> What is required: Repeat the material below word for word and leave out all pictures.

::::

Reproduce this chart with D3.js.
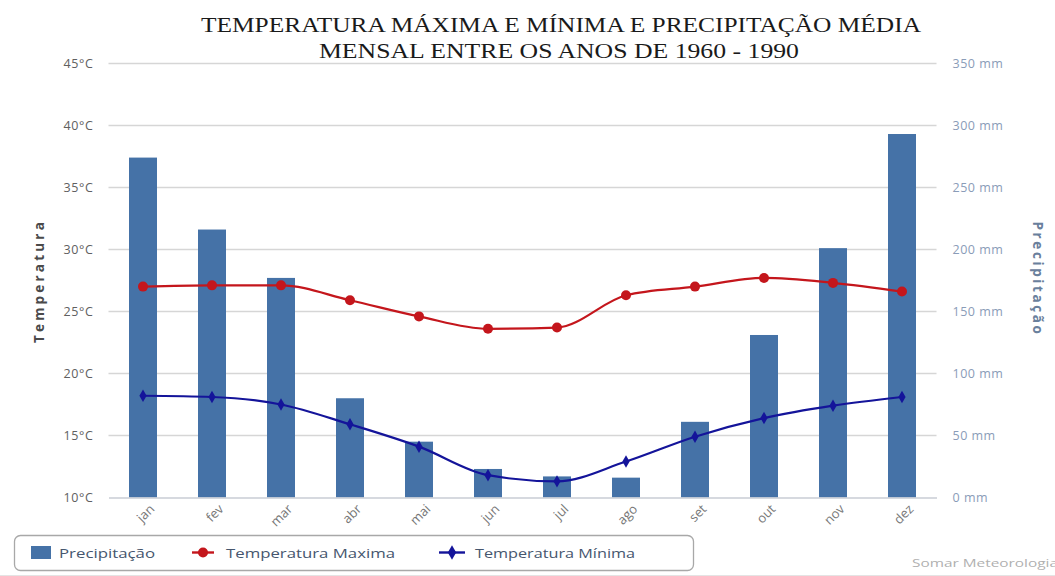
<!DOCTYPE html>
<html><head><meta charset="utf-8">
<script src="https://cdnjs.cloudflare.com/ajax/libs/d3/7.8.5/d3.min.js"></script>
<style>body{margin:0;background:#fff}svg{display:block}</style>
</head><body>
<svg id="c" width="1055" height="576"></svg>
<script>
const months = ["jan","fev","mar","abr","mai","jun","jul","ago","set","out","nov","dez"];
const precip = [274, 216, 177, 80, 45, 23, 17, 16, 61, 131, 201, 293];
const tmax = [27.0, 27.1, 27.1, 25.9, 24.6, 23.6, 23.7, 26.3, 27.0, 27.7, 27.3, 26.6];
const tmin = [18.2, 18.1, 17.5, 15.9, 14.1, 11.8, 11.3, 12.9, 14.9, 16.4, 17.4, 18.1];
const tempTicks = [10, 15, 20, 25, 30, 35, 40, 45];
const precTicks = [0, 50, 100, 150, 200, 250, 300, 350];
const titleLines = ["TEMPERATURA MÁXIMA E MÍNIMA E PRECIPITAÇÃO MÉDIA", "MENSAL ENTRE OS ANOS DE 1960 - 1990"];
const seriesNames = ["Precipitação", "Temperatura Maxima", "Temperatura Mínima"];

const svg = d3.select("#c");
const L = 108.5, R = 936.5, T = 63.3, B = 497.5;
const font = "'Open Sans', 'DejaVu Sans', sans-serif";
const colBar = "#4572a7", colMax = "#c4161c", colMin = "#14149a";

const x = d3.scaleBand().domain(months).range([L, R]).paddingInner(0).paddingOuter(0);
const yT = d3.scaleLinear().domain([10, 45]).range([B, T]);
const yP = d3.scaleLinear().domain([0, 350]).range([B, T]);

// title
const titleLen = [720, 480];
svg.append("g").selectAll("text").data(titleLines).join("text")
  .attr("y", (d,i)=> 32 + i*26)
  .attr("x", (d,i)=> (i===0 ? 201 : 319))
  .attr("textLength",(d,i)=>titleLen[i]).attr("lengthAdjust","spacingAndGlyphs")
  .attr("font-family","'Liberation Serif','Times New Roman',serif")
  .attr("font-size", 21.5).attr("fill","#1a1a1a").text(d=>d);

// grid
svg.append("g").selectAll("line").data(tempTicks.filter(t=>t>10)).join("line")
  .attr("x1", L).attr("x2", R).attr("y1", d=>Math.round(yT(d))+0.5).attr("y2", d=>Math.round(yT(d))+0.5)
  .attr("stroke","#d6d6d6").attr("stroke-width",1.5);

// left axis
const gl = svg.append("g").attr("transform",`translate(${L-12},0)`)
  .call(d3.axisLeft(yT).tickValues(tempTicks).tickSize(0).tickFormat(d=>d+"°C"));
gl.select(".domain").remove();
gl.selectAll("text").attr("font-family",font).attr("font-size",12.5).attr("fill","#606060").attr("dy","0.35em").attr("letter-spacing","0.6");

// right axis
const gr = svg.append("g").attr("transform",`translate(${R+13},0)`)
  .call(d3.axisRight(yP).tickValues(precTicks).tickSize(0).tickFormat(d=>d+" mm"));
gr.select(".domain").remove();
gr.selectAll("text").attr("font-family",font).attr("font-size",12.5).attr("fill","#8a9cb8").attr("dy","0.35em").attr("letter-spacing","0.5");

// axis titles
svg.append("text").attr("transform","translate(44,281) rotate(-90)").attr("text-anchor","middle")
  .attr("font-family",font).attr("font-weight","bold").attr("font-size",13.5).attr("letter-spacing","3.2")
  .attr("fill","#4a4a4a").text("Temperatura");
svg.append("text").attr("transform","translate(1033,279) rotate(90)").attr("text-anchor","middle")
  .attr("font-family",font).attr("font-weight","bold").attr("font-size",13.5).attr("letter-spacing","2.6")
  .attr("fill","#6a809c").text("Precipitação");

// bars
const bw = 28;
svg.append("g").selectAll("rect").data(precip).join("rect")
  .attr("x",(d,i)=>x(months[i])+x.bandwidth()/2-bw/2).attr("width",bw)
  .attr("y",d=>yP(d)).attr("height",d=>B-yP(d)).attr("fill",colBar);

// x axis
const gx = svg.append("g").attr("transform",`translate(0,${B})`)
  .call(d3.axisBottom(x).tickSize(0).tickSizeOuter(0));
gx.select(".domain").attr("stroke","#c8ccd4").attr("stroke-width",1.5);
gx.selectAll("text").attr("font-family",font).attr("font-size",13).attr("fill","#777")
  .attr("text-anchor","end").attr("dy","0.35em")
  .attr("transform","translate(7,7) rotate(-45)");

// lines
const line = d3.line().x((d,i)=>x(months[i])+x.bandwidth()/2).curve(d3.curveMonotoneX);
svg.append("path").datum(tmax).attr("d", line.y(d=>yT(d))).attr("fill","none").attr("stroke",colMax).attr("stroke-width",2.2);
svg.append("path").datum(tmin).attr("d", line.y(d=>yT(d))).attr("fill","none").attr("stroke",colMin).attr("stroke-width",2.2);
svg.append("g").selectAll("circle").data(tmax).join("circle")
  .attr("cx",(d,i)=>x(months[i])+x.bandwidth()/2).attr("cy",d=>yT(d)).attr("r",5).attr("fill",colMax);
const diamond = d3.symbol().type(d3.symbolDiamond).size(45);
svg.append("g").selectAll("path").data(tmin).join("path")
  .attr("transform",(d,i)=>`translate(${x(months[i])+x.bandwidth()/2},${yT(d)})`).attr("d",diamond).attr("fill",colMin);

// legend
const lg = svg.append("g");
lg.append("rect").attr("x",14.5).attr("y",535.5).attr("width",679).attr("height",35).attr("rx",6)
  .attr("fill","#fff").attr("stroke","#a8a8a8").attr("stroke-width",1.3);
lg.append("rect").attr("x",31).attr("y",546).attr("width",20).attr("height",13).attr("fill",colBar);
const legX = [59, 226, 475];
const legLen = [96, 169, 160];
lg.append("line").attr("x1",192).attr("x2",214).attr("y1",552.5).attr("y2",552.5).attr("stroke",colMax).attr("stroke-width",2.4);
lg.append("circle").attr("cx",203).attr("cy",552.5).attr("r",5).attr("fill",colMax);
lg.append("line").attr("x1",439).attr("x2",465).attr("y1",552.5).attr("y2",552.5).attr("stroke",colMin).attr("stroke-width",2.4);
lg.append("path").attr("transform","translate(452,552.5)").attr("d",d3.symbol().type(d3.symbolDiamond).size(60)).attr("fill",colMin);
lg.selectAll("text.l").data(seriesNames).join("text").attr("class","l")
  .attr("x",(d,i)=>legX[i]).attr("y",557.5).attr("font-family",font).attr("font-size",13.5)
  .attr("textLength",(d,i)=>legLen[i]).attr("lengthAdjust","spacingAndGlyphs")
  .attr("fill","#46566e").text(d=>d);

// credits
svg.append("text").attr("x",912).attr("y",567)
  .attr("font-family",font).attr("font-size",11).attr("fill","#b0b0b0")
  .attr("textLength",146).attr("lengthAdjust","spacingAndGlyphs").text("Somar Meteorologia");
svg.append("line").attr("x1",0).attr("x2",1055).attr("y1",575.5).attr("y2",575.5).attr("stroke","#e4e4e4");
</script>
</body></html>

::::

> Exercise response:
Reproduce this chart with D3.js.
<!DOCTYPE html>
<html><head><meta charset="utf-8">
<script src="https://cdnjs.cloudflare.com/ajax/libs/d3/7.8.5/d3.min.js"></script>
<style>body{margin:0;background:#fff}svg{display:block}</style>
</head><body>
<svg id="c" width="1055" height="576"></svg>
<script>
const months = ["jan","fev","mar","abr","mai","jun","jul","ago","set","out","nov","dez"];
const precip = [274, 216, 177, 80, 45, 23, 17, 16, 61, 131, 201, 293];
const tmax = [27.0, 27.1, 27.1, 25.9, 24.6, 23.6, 23.7, 26.3, 27.0, 27.7, 27.3, 26.6];
const tmin = [18.2, 18.1, 17.5, 15.9, 14.1, 11.8, 11.3, 12.9, 14.9, 16.4, 17.4, 18.1];
const tempTicks = [10, 15, 20, 25, 30, 35, 40, 45];
const precTicks = [0, 50, 100, 150, 200, 250, 300, 350];
const titleLines = ["TEMPERATURA MÁXIMA E MÍNIMA E PRECIPITAÇÃO MÉDIA", "MENSAL ENTRE OS ANOS DE 1960 - 1990"];
const seriesNames = ["Precipitação", "Temperatura Maxima", "Temperatura Mínima"];

const svg = d3.select("#c");
const L = 108.5, R = 936.5, T = 63.3, B = 497.5;
const font = "'Open Sans', 'DejaVu Sans', sans-serif";
const colBar = "#4572a7", colMax = "#c4161c", colMin = "#14149a";

const x = d3.scaleBand().domain(months).range([L, R]).paddingInner(0).paddingOuter(0);
const yT = d3.scaleLinear().domain([10, 45]).range([B, T]);
const yP = d3.scaleLinear().domain([0, 350]).range([B, T]);

// title
const titleLen = [720, 480];
svg.append("g").selectAll("text").data(titleLines).join("text")
  .attr("y", (d,i)=> 32 + i*26)
  .attr("x", (d,i)=> (i===0 ? 201 : 319))
  .attr("textLength",(d,i)=>titleLen[i]).attr("lengthAdjust","spacingAndGlyphs")
  .attr("font-family","'Liberation Serif','Times New Roman',serif")
  .attr("font-size", 21.5).attr("fill","#1a1a1a").text(d=>d);

// grid
svg.append("g").selectAll("line").data(tempTicks.filter(t=>t>10)).join("line")
  .attr("x1", L).attr("x2", R).attr("y1", d=>Math.round(yT(d))+0.5).attr("y2", d=>Math.round(yT(d))+0.5)
  .attr("stroke","#d6d6d6").attr("stroke-width",1.5);

// left axis
const gl = svg.append("g").attr("transform",`translate(${L-12},0)`)
  .call(d3.axisLeft(yT).tickValues(tempTicks).tickSize(0).tickFormat(d=>d+"°C"));
gl.select(".domain").remove();
gl.selectAll("text").attr("font-family",font).attr("font-size",12.5).attr("fill","#606060").attr("dy","0.35em").attr("letter-spacing","0.6");

// right axis
const gr = svg.append("g").attr("transform",`translate(${R+13},0)`)
  .call(d3.axisRight(yP).tickValues(precTicks).tickSize(0).tickFormat(d=>d+" mm"));
gr.select(".domain").remove();
gr.selectAll("text").attr("font-family",font).attr("font-size",12.5).attr("fill","#8a9cb8").attr("dy","0.35em").attr("letter-spacing","0.5");

// axis titles
svg.append("text").attr("transform","translate(44,281) rotate(-90)").attr("text-anchor","middle")
  .attr("font-family",font).attr("font-weight","bold").attr("font-size",13.5).attr("letter-spacing","3.2")
  .attr("fill","#4a4a4a").text("Temperatura");
svg.append("text").attr("transform","translate(1033,279) rotate(90)").attr("text-anchor","middle")
  .attr("font-family",font).attr("font-weight","bold").attr("font-size",13.5).attr("letter-spacing","2.6")
  .attr("fill","#6a809c").text("Precipitação");

// bars
const bw = 28;
svg.append("g").selectAll("rect").data(precip).join("rect")
  .attr("x",(d,i)=>x(months[i])+x.bandwidth()/2-bw/2).attr("width",bw)
  .attr("y",d=>yP(d)).attr("height",d=>B-yP(d)).attr("fill",colBar);

// x axis
const gx = svg.append("g").attr("transform",`translate(0,${B})`)
  .call(d3.axisBottom(x).tickSize(0).tickSizeOuter(0));
gx.select(".domain").attr("stroke","#c8ccd4").attr("stroke-width",1.5);
gx.selectAll("text").attr("font-family",font).attr("font-size",13).attr("fill","#777")
  .attr("text-anchor","end").attr("dy","0.35em")
  .attr("transform","translate(7,7) rotate(-45)");

// lines
const line = d3.line().x((d,i)=>x(months[i])+x.bandwidth()/2).curve(d3.curveMonotoneX);
svg.append("path").datum(tmax).attr("d", line.y(d=>yT(d))).attr("fill","none").attr("stroke",colMax).attr("stroke-width",2.2);
svg.append("path").datum(tmin).attr("d", line.y(d=>yT(d))).attr("fill","none").attr("stroke",colMin).attr("stroke-width",2.2);
svg.append("g").selectAll("circle").data(tmax).join("circle")
  .attr("cx",(d,i)=>x(months[i])+x.bandwidth()/2).attr("cy",d=>yT(d)).attr("r",5).attr("fill",colMax);
const diamond = d3.symbol().type(d3.symbolDiamond).size(45);
svg.append("g").selectAll("path").data(tmin).join("path")
  .attr("transform",(d,i)=>`translate(${x(months[i])+x.bandwidth()/2},${yT(d)})`).attr("d",diamond).attr("fill",colMin);

// legend
const lg = svg.append("g");
lg.append("rect").attr("x",14.5).attr("y",535.5).attr("width",679).attr("height",35).attr("rx",6)
  .attr("fill","#fff").attr("stroke","#a8a8a8").attr("stroke-width",1.3);
lg.append("rect").attr("x",31).attr("y",546).attr("width",20).attr("height",13).attr("fill",colBar);
const legX = [59, 226, 475];
const legLen = [96, 169, 160];
lg.append("line").attr("x1",192).attr("x2",214).attr("y1",552.5).attr("y2",552.5).attr("stroke",colMax).attr("stroke-width",2.4);
lg.append("circle").attr("cx",203).attr("cy",552.5).attr("r",5).attr("fill",colMax);
lg.append("line").attr("x1",439).attr("x2",465).attr("y1",552.5).attr("y2",552.5).attr("stroke",colMin).attr("stroke-width",2.4);
lg.append("path").attr("transform","translate(452,552.5)").attr("d",d3.symbol().type(d3.symbolDiamond).size(60)).attr("fill",colMin);
lg.selectAll("text.l").data(seriesNames).join("text").attr("class","l")
  .attr("x",(d,i)=>legX[i]).attr("y",557.5).attr("font-family",font).attr("font-size",13.5)
  .attr("textLength",(d,i)=>legLen[i]).attr("lengthAdjust","spacingAndGlyphs")
  .attr("fill","#46566e").text(d=>d);

// credits
svg.append("text").attr("x",912).attr("y",567)
  .attr("font-family",font).attr("font-size",11).attr("fill","#b0b0b0")
  .attr("textLength",146).attr("lengthAdjust","spacingAndGlyphs").text("Somar Meteorologia");
svg.append("line").attr("x1",0).attr("x2",1055).attr("y1",575.5).attr("y2",575.5).attr("stroke","#e4e4e4");
</script>
</body></html>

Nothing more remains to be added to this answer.